= Short task =
Among the entries below, copy only the span from the line containing "Clone this chart in Plotly." through the line containing "0.45, 0.34, 0.26, 0.2, 0.17, 0.15]". Do so exactly, and skip the pictures.

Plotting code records
──────
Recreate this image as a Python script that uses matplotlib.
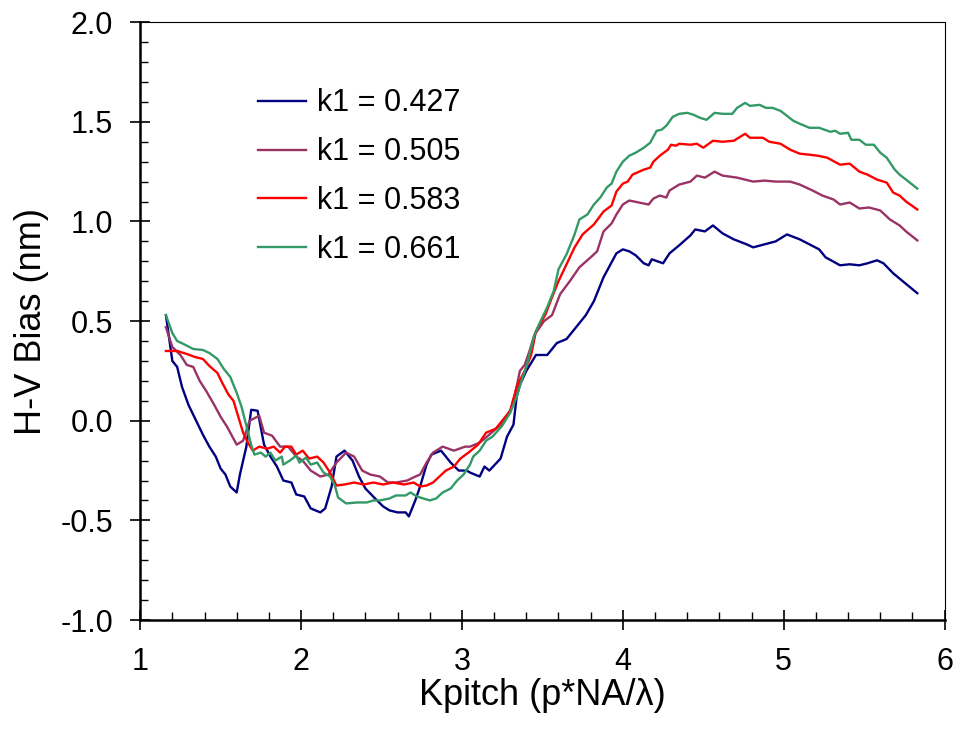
import numpy as np
import matplotlib
matplotlib.use("Agg")
import matplotlib.pyplot as plt
from matplotlib.ticker import MultipleLocator

plt.rcParams['font.family'] = ['Liberation Sans', 'DejaVu Sans']

# k1 = 0.427
x1 = [1.16, 1.20, 1.23, 1.26, 1.30, 1.33, 1.36, 1.39, 1.43, 1.47, 1.50, 1.53, 1.56, 1.60,
      1.62, 1.66, 1.69, 1.73, 1.77, 1.81, 1.85, 1.89, 1.94, 1.97, 2.02, 2.06, 2.12, 2.15,
      2.19, 2.22, 2.27, 2.32, 2.36, 2.40, 2.46, 2.51, 2.55, 2.60, 2.65, 2.67, 2.71, 2.74,
      2.78, 2.81, 2.87, 2.93, 2.98, 3.03, 3.05, 3.11, 3.14, 3.17, 3.24, 3.28, 3.32, 3.34,
      3.36, 3.40, 3.46, 3.53, 3.59, 3.65, 3.69, 3.77, 3.82, 3.88, 3.92, 3.96, 4.00, 4.04,
      4.08, 4.13, 4.16, 4.18, 4.25, 4.29, 4.35, 4.42, 4.45, 4.51, 4.56, 4.62, 4.69, 4.77,
      4.81, 4.88, 4.95, 5.02, 5.10, 5.16, 5.22, 5.26, 5.35, 5.41, 5.47, 5.52, 5.58, 5.62,
      5.68, 5.74, 5.83]
y1 = [0.53, 0.30, 0.27, 0.17, 0.08, 0.03, -0.02, -0.07, -0.13, -0.18, -0.24, -0.27, -0.33, -0.36,
      -0.27, -0.13, 0.055, 0.05, -0.12, -0.18, -0.23, -0.30, -0.31, -0.37, -0.38, -0.44, -0.46, -0.44,
      -0.33, -0.18, -0.15, -0.20, -0.28, -0.34, -0.39, -0.43, -0.45, -0.46, -0.46, -0.48, -0.40, -0.33,
      -0.22, -0.17, -0.15, -0.21, -0.25, -0.25, -0.26, -0.28, -0.23, -0.25, -0.19, -0.08, -0.02, 0.12,
      0.18, 0.25, 0.33, 0.33, 0.39, 0.41, 0.45, 0.53, 0.60, 0.72, 0.78, 0.84, 0.86, 0.85,
      0.83, 0.79, 0.78, 0.81, 0.79, 0.84, 0.88, 0.93, 0.96, 0.95, 0.98, 0.94, 0.91, 0.885,
      0.87, 0.885, 0.90, 0.935, 0.91, 0.885, 0.86, 0.82, 0.78, 0.785, 0.78, 0.79, 0.805, 0.79,
      0.74, 0.70, 0.64]

# k1 = 0.505
x2 = [1.16, 1.20, 1.25, 1.29, 1.33, 1.37, 1.41, 1.46, 1.50, 1.54, 1.57, 1.60, 1.64, 1.68,
      1.74, 1.77, 1.82, 1.87, 1.92, 1.97, 2.01, 2.06, 2.12, 2.17, 2.22, 2.28, 2.33, 2.38,
      2.43, 2.49, 2.54, 2.59, 2.66, 2.71, 2.74, 2.78, 2.82, 2.88, 2.95, 3.02, 3.05, 3.11,
      3.17, 3.24, 3.30, 3.33, 3.36, 3.39, 3.42, 3.45, 3.51, 3.56, 3.61, 3.67, 3.73, 3.80,
      3.84, 3.88, 3.93, 3.96, 4.00, 4.04, 4.10, 4.16, 4.19, 4.23, 4.27, 4.29, 4.35, 4.42,
      4.46, 4.51, 4.57, 4.62, 4.71, 4.81, 4.88, 4.95, 5.04, 5.10, 5.18, 5.24, 5.31, 5.35,
      5.41, 5.47, 5.53, 5.60, 5.66, 5.72, 5.76, 5.83]
y2 = [0.47, 0.37, 0.33, 0.28, 0.27, 0.20, 0.15, 0.08, 0.02, -0.03, -0.075, -0.12, -0.10, 0.00,
      0.025, -0.06, -0.075, -0.13, -0.13, -0.18, -0.20, -0.25, -0.28, -0.27, -0.21, -0.16, -0.18, -0.25,
      -0.27, -0.28, -0.31, -0.31, -0.30, -0.28, -0.27, -0.21, -0.16, -0.13, -0.15, -0.13, -0.13, -0.11,
      -0.07, -0.02, 0.05, 0.13, 0.25, 0.28, 0.35, 0.43, 0.50, 0.53, 0.635, 0.70, 0.77, 0.82,
      0.85, 0.95, 0.99, 1.035, 1.085, 1.105, 1.095, 1.085, 1.115, 1.13, 1.12, 1.155, 1.185, 1.20,
      1.23, 1.22, 1.25, 1.23, 1.22, 1.20, 1.205, 1.20, 1.20, 1.185, 1.155, 1.13, 1.11, 1.085,
      1.095, 1.065, 1.07, 1.055, 1.01, 0.98, 0.95, 0.905]

# k1 = 0.583
x3 = [1.16, 1.23, 1.29, 1.34, 1.39, 1.43, 1.48, 1.51, 1.55, 1.58, 1.61, 1.64, 1.67, 1.70,
      1.74, 1.79, 1.83, 1.87, 1.90, 1.94, 1.97, 2.01, 2.05, 2.10, 2.14, 2.18, 2.22, 2.27,
      2.33, 2.39, 2.45, 2.51, 2.57, 2.64, 2.70, 2.74, 2.78, 2.82, 2.86, 2.90, 2.95, 2.99,
      3.04, 3.10, 3.15, 3.21, 3.25, 3.30, 3.34, 3.39, 3.43, 3.46, 3.52, 3.56, 3.60, 3.65,
      3.70, 3.75, 3.82, 3.88, 3.93, 3.96, 4.00, 4.03, 4.06, 4.13, 4.17, 4.19, 4.23, 4.28,
      4.30, 4.33, 4.35, 4.42, 4.46, 4.50, 4.56, 4.62, 4.69, 4.76, 4.79, 4.87, 4.91, 4.98,
      5.04, 5.10, 5.16, 5.21, 5.27, 5.35, 5.41, 5.47, 5.52, 5.58, 5.64, 5.68, 5.72, 5.76,
      5.83]
y3 = [0.35, 0.35, 0.335, 0.32, 0.31, 0.275, 0.24, 0.19, 0.13, 0.10, 0.02, -0.06, -0.11, -0.15,
      -0.13, -0.14, -0.13, -0.16, -0.13, -0.13, -0.17, -0.15, -0.19, -0.18, -0.21, -0.26, -0.325, -0.32,
      -0.31, -0.32, -0.31, -0.32, -0.31, -0.32, -0.31, -0.33, -0.325, -0.31, -0.28, -0.25, -0.23, -0.19,
      -0.16, -0.12, -0.06, -0.04, 0.00, 0.05, 0.17, 0.25, 0.33, 0.45, 0.535, 0.62, 0.70, 0.785,
      0.87, 0.935, 0.985, 1.05, 1.08, 1.15, 1.19, 1.20, 1.235, 1.26, 1.27, 1.30, 1.33, 1.36,
      1.385, 1.38, 1.39, 1.385, 1.39, 1.37, 1.405, 1.40, 1.405, 1.44, 1.42, 1.42, 1.40, 1.39,
      1.36, 1.34, 1.335, 1.33, 1.32, 1.285, 1.29, 1.25, 1.235, 1.21, 1.195, 1.145, 1.13, 1.10,
      1.06]

# k1 = 0.661
x4 = [1.16, 1.20, 1.23, 1.27, 1.33, 1.39, 1.43, 1.48, 1.52, 1.56, 1.60, 1.63, 1.66, 1.69,
      1.71, 1.75, 1.78, 1.81, 1.84, 1.88, 1.89, 1.93, 1.97, 1.99, 2.03, 2.06, 2.10, 2.14,
      2.18, 2.21, 2.23, 2.28, 2.35, 2.41, 2.45, 2.49, 2.55, 2.59, 2.65, 2.68, 2.72, 2.76,
      2.80, 2.84, 2.88, 2.93, 2.97, 3.01, 3.05, 3.07, 3.11, 3.15, 3.19, 3.25, 3.30, 3.34,
      3.37, 3.40, 3.45, 3.48, 3.53, 3.57, 3.60, 3.65, 3.70, 3.73, 3.78, 3.82, 3.86, 3.90,
      3.93, 3.96, 4.00, 4.04, 4.08, 4.13, 4.17, 4.21, 4.24, 4.27, 4.31, 4.35, 4.40, 4.44,
      4.48, 4.52, 4.57, 4.62, 4.68, 4.71, 4.76, 4.79, 4.85, 4.89, 4.93, 4.98, 5.02, 5.06,
      5.10, 5.16, 5.22, 5.29, 5.32, 5.35, 5.40, 5.42, 5.47, 5.51, 5.56, 5.60, 5.64, 5.69,
      5.72, 5.76, 5.83]
y4 = [0.53, 0.44, 0.40, 0.385, 0.36, 0.355, 0.34, 0.31, 0.26, 0.22, 0.14, 0.07, -0.025, -0.12,
      -0.17, -0.16, -0.18, -0.16, -0.20, -0.18, -0.22, -0.20, -0.175, -0.21, -0.185, -0.22, -0.21, -0.26,
      -0.28, -0.325, -0.385, -0.415, -0.41, -0.41, -0.40, -0.40, -0.39, -0.375, -0.375, -0.36, -0.38, -0.39,
      -0.40, -0.39, -0.36, -0.34, -0.30, -0.27, -0.22, -0.18, -0.15, -0.10, -0.08, -0.025, 0.04, 0.12,
      0.20, 0.27, 0.43, 0.485, 0.57, 0.65, 0.76, 0.835, 0.935, 1.01, 1.035, 1.085, 1.12, 1.17,
      1.19, 1.25, 1.30, 1.33, 1.345, 1.37, 1.395, 1.455, 1.46, 1.48, 1.525, 1.54, 1.545, 1.535,
      1.52, 1.51, 1.545, 1.54, 1.54, 1.57, 1.595, 1.58, 1.585, 1.57, 1.57, 1.555, 1.53, 1.505,
      1.49, 1.47, 1.47, 1.45, 1.455, 1.44, 1.445, 1.41, 1.41, 1.385, 1.385, 1.345, 1.32, 1.26,
      1.235, 1.21, 1.165]

labels = ["k1 = 0.427", "k1 = 0.505", "k1 = 0.583", "k1 = 0.661"]
colors = ["#000080", "#993366", "#FF0000", "#339966"]

fig = plt.figure(figsize=(9.6, 7.39), dpi=100)
ax = fig.add_axes([0.146, 0.161, 0.838, 0.809])

for xs, ys, lab, c in zip([x1, x2, x3, x4], [y1, y2, y3, y4], labels, colors):
    ax.plot(xs, ys, color=c, lw=1.7, label=lab)

ax.set_xlim(1, 6)
ax.set_ylim(-1.0, 2.0)
ax.xaxis.set_major_locator(MultipleLocator(1))
ax.xaxis.set_minor_locator(MultipleLocator(0.2))
ax.yaxis.set_minor_locator(MultipleLocator(0.1))
yt = np.arange(-1.0, 2.01, 0.5)
ax.set_yticks(yt)
ax.set_yticklabels(["%.1f" % v for v in yt])

ax.tick_params(which="major", direction="inout", length=15, width=1.2, labelsize=22, pad=12)
ax.tick_params(which="minor", direction="in", length=6, width=1.0)
for s in ["left", "bottom"]:
    ax.spines[s].set_linewidth(1.8)
for s in ["top", "right"]:
    ax.spines[s].set_linewidth(0.8)

ax.set_xlabel("Kpitch (p*NA/\u03bb)", fontsize=26, labelpad=1)
ax.set_ylabel("H-V Bias (nm)", fontsize=26, labelpad=8)

ax.legend(loc="upper left", bbox_to_anchor=(0.127, 0.915), frameon=False, fontsize=22,
          handlelength=1.6, handletextpad=0.35, labelspacing=0.62, borderpad=0)

fig.savefig("out.png", dpi=100)
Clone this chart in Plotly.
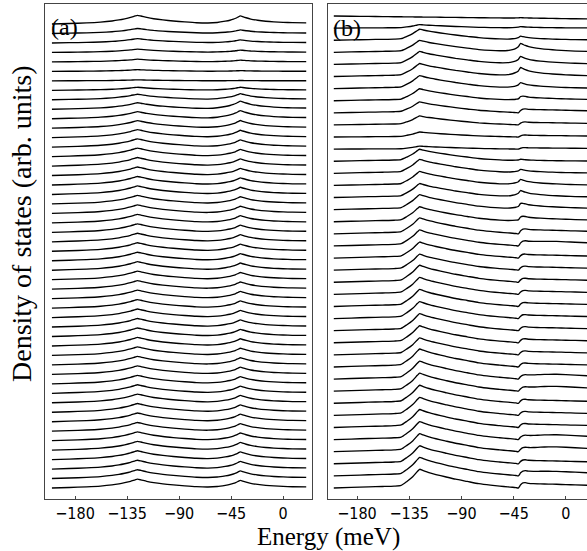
import plotly.graph_objects as go

# ---------------- data ----------------
ENERGY = [-200, -185, -170, -158, -148, -142, -137, -132, -128, -126, -123, -118, -112, -104,
          -95, -85, -75, -65, -57, -50, -46, -43, -41, -39, -37, -35, -32, -28, -22, -15,
          -8, 0, 8, 20]

# panel (a) line-shape profiles (normalised)
A_PEAK1 = [0, 0.06, 0.13, 0.22, 0.35, 0.47, 0.6, 0.76, 0.93, 1.0, 0.92, 0.76, 0.61, 0.47,
           0.35, 0.24, 0.14, 0.07, 0.04, 0.03, 0.02, 0.02, 0.02, 0.02, 0.02, 0.02, 0.02, 0.02,
           0.02, 0.01, 0.01, 0.01, 0, 0]
A_PEAK2 = [0, 0, 0, 0, 0, 0, 0, 0, 0, 0, 0, 0, 0, 0,
           0, 0, 0.01, 0.05, 0.15, 0.32, 0.45, 0.58, 0.7, 0.85, 1.0, 0.9, 0.76, 0.6,
           0.45, 0.34, 0.26, 0.2, 0.17, 0.15]

# panel (a) amplitudes, top curve first
A_AMP1 = [8.7, 5.0, 4.3, 3.3, 2.7, 1.7, 1.0, 3.0, 5.5, 6.5, 7.0, 7.5, 8.0, 8.3, 8.5, 8.5,
          8.5, 8.5, 8.5, 8.5, 8.5, 8.5, 8.5, 8.5, 8.5, 8.5, 8.5, 8.5, 8.5, 8.5, 8.5, 8.5,
          8.5, 8.5, 8.5, 8.5, 8.5, 8.5, 8.5, 8.5, 8.7, 8.7, 8.7, 8.7, 8.8, 8.8, 8.8, 8.8,
          8.8, 8.8]
A_AMP2 = [8.0, 3.5, 3.0, 2.3, 1.7, 0.7, 0.3, 3.0, 6.0, 8.0, 8.0, 7.5, 7.2, 7.0, 7.0, 7.0,
          7.0, 7.0, 7.0, 7.0, 7.0, 7.0, 7.0, 7.0, 7.0, 7.0, 7.0, 7.0, 7.0, 7.0, 7.0, 7.0,
          7.0, 7.0, 7.0, 7.0, 7.0, 7.0, 7.0, 7.0, 7.2, 7.2, 7.4, 7.4, 7.5, 7.5, 7.5, 7.5,
          7.5, 7.5]

# panel (b) line-shape profiles (normalised)
B_PEAK1 = [0, 0.03, 0.06, 0.08, 0.1, 0.14, 0.35, 0.6, 0.88, 1.0, 0.93, 0.82, 0.72, 0.6,
           0.47, 0.35, 0.23, 0.15, 0.1, 0.06, 0.04, 0.02, 0, 0, 0, 0, 0, 0,
           0, 0, 0, 0, 0, 0]
B_CUSP2 = [0, 0, 0, 0, 0, 0, 0, 0, 0, 0, 0, 0, 0, 0,
           0, 0, 0, 0.01, 0.04, 0.12, 0.25, 0.42, 0.62, 1.0, 0.88, 0.76, 0.63, 0.52,
           0.41, 0.32, 0.25, 0.19, 0.14, 0.1]
B_STEP = [0, 0, 0, 0, 0, 0, 0, 0, 0, 0, 0, 0, 0, 0,
          0, 0, 0, 0, 0, 0, 0, 0, 0, 0.6, 0.95, 1.0, 0.88, 0.82,
          0.78, 0.74, 0.7, 0.64, 0.58, 0.5]
B_HUMP = [0, 0, 0, 0, 0, 0, 0, 0, 0, 0, 0, 0, 0, 0,
          0, 0, 0, 0, 0, 0, 0, 0, 0, 0.05, 0.12, 0.2, 0.32, 0.45,
          0.7, 0.9, 1.0, 0.95, 0.8, 0.6]
B_TILT = [0, 0.068, 0.136, 0.191, 0.236, 0.264, 0.286, 0.309, 0.327, 0.336, 0.35, 0.373, 0.4, 0.436,
          0.477, 0.523, 0.568, 0.614, 0.65, 0.682, 0.7, 0.714, 0.723, 0.732, 0.741, 0.75, 0.764, 0.782,
          0.809, 0.841, 0.873, 0.909, 0.945, 1.0]

# panel (b) amplitudes, top curve first
B_AMP1 = [0, 3.5, 11, 12, 13, 13, 13, 12, 11, 9, 5, 3, 12, 14, 14, 14, 15, 15, 16, 16,
          16, 16, 17, 17, 17, 17, 17, 17, 17, 18, 18, 18, 18, 18, 18, 18, 18, 18, 18.5, 18.7]
B_AMPC = [0.5, 1.5, 4, 9, 8, 9, 6, 3, 0, 0, 0, 0, 2, 4, 6, 7, 5, 3, 0, 0,
          0, 0, 0, 0, 0, 0, 0, 0, 0, 0, 0, 0, 0, 0, 0, 0, 0, 0, 0, 0]
B_AMPS = [0, 0, 0, 0, 0, 0, 0, 2, 4, 3, 2, 1.5, 0, 0, 0, 0, 2, 3, 5, 5,
          4, 4, 4, 4, 4, 4, 4, 4, 4, 4, 4, 4, 4, 4, 4, 4, 4, 4, 5, 5.3]
B_AMPH = [0, 0, 0, 0, 0, 0, 0, 0, 0, 0, 0, 0, 0, 0, 0, 0, 0, 0, 0, 1,
          0, 0, 0, 0, 0, 0, 0, 0, 0, 0, 2, 2, 0, 0, 0, 2, 2, 0, 1, 0]
B_AMPT = [-3, 0, 0, 0, 0, 0, 0, 0, 0, 0, 0, 0, 0, 0, 0, 0, 0, 0, 0, 0,
          0, 0, 0, 0, 0, 0, 0, 0, 0, 0, 0, 0, 0, 0, 0, 0, 0, 0, 0, 0]

STEP_A = 9.46
STEP_B = 12.1
XTICKS = [-180, -135, -90, -45, 0]
XTICK_TEXT = ["\u2212180", "\u2212135", "\u221290", "\u221245", "0"]

# ---------------- figure ----------------
fig = go.Figure()
line = dict(color="black", width=1.35, shape="spline", smoothing=0.6)

na = len(A_AMP1)
for i in range(na):
    off = (na - 1 - i) * STEP_A
    y = [off + A_AMP1[i] * p1 + A_AMP2[i] * p2 for p1, p2 in zip(A_PEAK1, A_PEAK2)]
    fig.add_trace(go.Scatter(x=ENERGY, y=y, mode="lines", line=line, xaxis="x", yaxis="y",
                             showlegend=False, hoverinfo="skip"))

nb = len(B_AMP1)
for i in range(nb):
    off = (nb - 1 - i) * STEP_B
    y = [off + B_AMP1[i] * p + B_AMPC[i] * c + B_AMPS[i] * s + B_AMPH[i] * h + B_AMPT[i] * t
         for p, c, s, h, t in zip(B_PEAK1, B_CUSP2, B_STEP, B_HUMP, B_TILT)]
    fig.add_trace(go.Scatter(x=ENERGY, y=y, mode="lines", line=line, xaxis="x2", yaxis="y2",
                             showlegend=False, hoverinfo="skip"))

W, H = 587, 551
def fx(px):
    return px / W
def fy(py):
    return 1 - py / H

axis_common = dict(showgrid=False, zeroline=False, linecolor="#444", linewidth=1)
tickfont = dict(family="DejaVu Sans Condensed, DejaVu Sans, sans-serif", size=16, color="black")

fig.update_layout(
    width=W, height=H, margin=dict(l=0, r=0, t=0, b=0),
    paper_bgcolor="white", plot_bgcolor="white",
    xaxis=dict(domain=[fx(45), fx(312)], range=[-206, 25], tickvals=XTICKS,
               ticktext=XTICK_TEXT,
               ticks="inside", ticklen=3, tickcolor="#444", showline=True, mirror=True,
               tickfont=tickfont, **axis_common),
    yaxis=dict(domain=[fy(499), fy(4)], range=[-11, 49 * STEP_A + 20], showticklabels=False,
               ticks="", showline=True, mirror=True, **axis_common),
    xaxis2=dict(domain=[fx(328), 1.0], range=[-205, 18.2], tickvals=XTICKS,
                ticktext=XTICK_TEXT,
                ticks="inside", ticklen=3, tickcolor="#444", showline=True, mirror=True,
                tickfont=tickfont, anchor="y2", **axis_common),
    yaxis2=dict(domain=[fy(499), fy(4)], range=[-11, 39 * STEP_B + 12], showticklabels=False,
                ticks="", showline=True, mirror=False, anchor="x2", **axis_common),
)

serif = "Liberation Serif, DejaVu Serif, serif"
fig.add_annotation(text="Energy (meV)", x=fx(328), y=fy(537), xref="paper", yref="paper",
                   showarrow=False, font=dict(family=serif, size=25, color="black"),
                   xanchor="center", yanchor="middle")
fig.add_annotation(text="Density of states (arb. units)", x=fx(21), y=fy(224), xref="paper",
                   yref="paper", showarrow=False, font=dict(family=serif, size=28, color="black"),
                   textangle=-90, xanchor="center", yanchor="middle")
fig.add_annotation(text="(a)", x=fx(64), y=fy(27), xref="paper", yref="paper",
                   showarrow=False, font=dict(family=serif, size=24, color="black"),
                   xanchor="center", yanchor="middle")
fig.add_annotation(text="(b)", x=fx(347), y=fy(28), xref="paper", yref="paper",
                   showarrow=False, font=dict(family=serif, size=24, color="black"),
                   xanchor="center", yanchor="middle")

fig.write_html("out.html", config={"displayModeBar": False},
               post_script="document.body.style.margin='0px';")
──────
= Response below =
Clone this chart in Plotly.
import plotly.graph_objects as go

# ---------------- data ----------------
ENERGY = [-200, -185, -170, -158, -148, -142, -137, -132, -128, -126, -123, -118, -112, -104,
          -95, -85, -75, -65, -57, -50, -46, -43, -41, -39, -37, -35, -32, -28, -22, -15,
          -8, 0, 8, 20]

# panel (a) line-shape profiles (normalised)
A_PEAK1 = [0, 0.06, 0.13, 0.22, 0.35, 0.47, 0.6, 0.76, 0.93, 1.0, 0.92, 0.76, 0.61, 0.47,
           0.35, 0.24, 0.14, 0.07, 0.04, 0.03, 0.02, 0.02, 0.02, 0.02, 0.02, 0.02, 0.02, 0.02,
           0.02, 0.01, 0.01, 0.01, 0, 0]
A_PEAK2 = [0, 0, 0, 0, 0, 0, 0, 0, 0, 0, 0, 0, 0, 0,
           0, 0, 0.01, 0.05, 0.15, 0.32, 0.45, 0.58, 0.7, 0.85, 1.0, 0.9, 0.76, 0.6,
           0.45, 0.34, 0.26, 0.2, 0.17, 0.15]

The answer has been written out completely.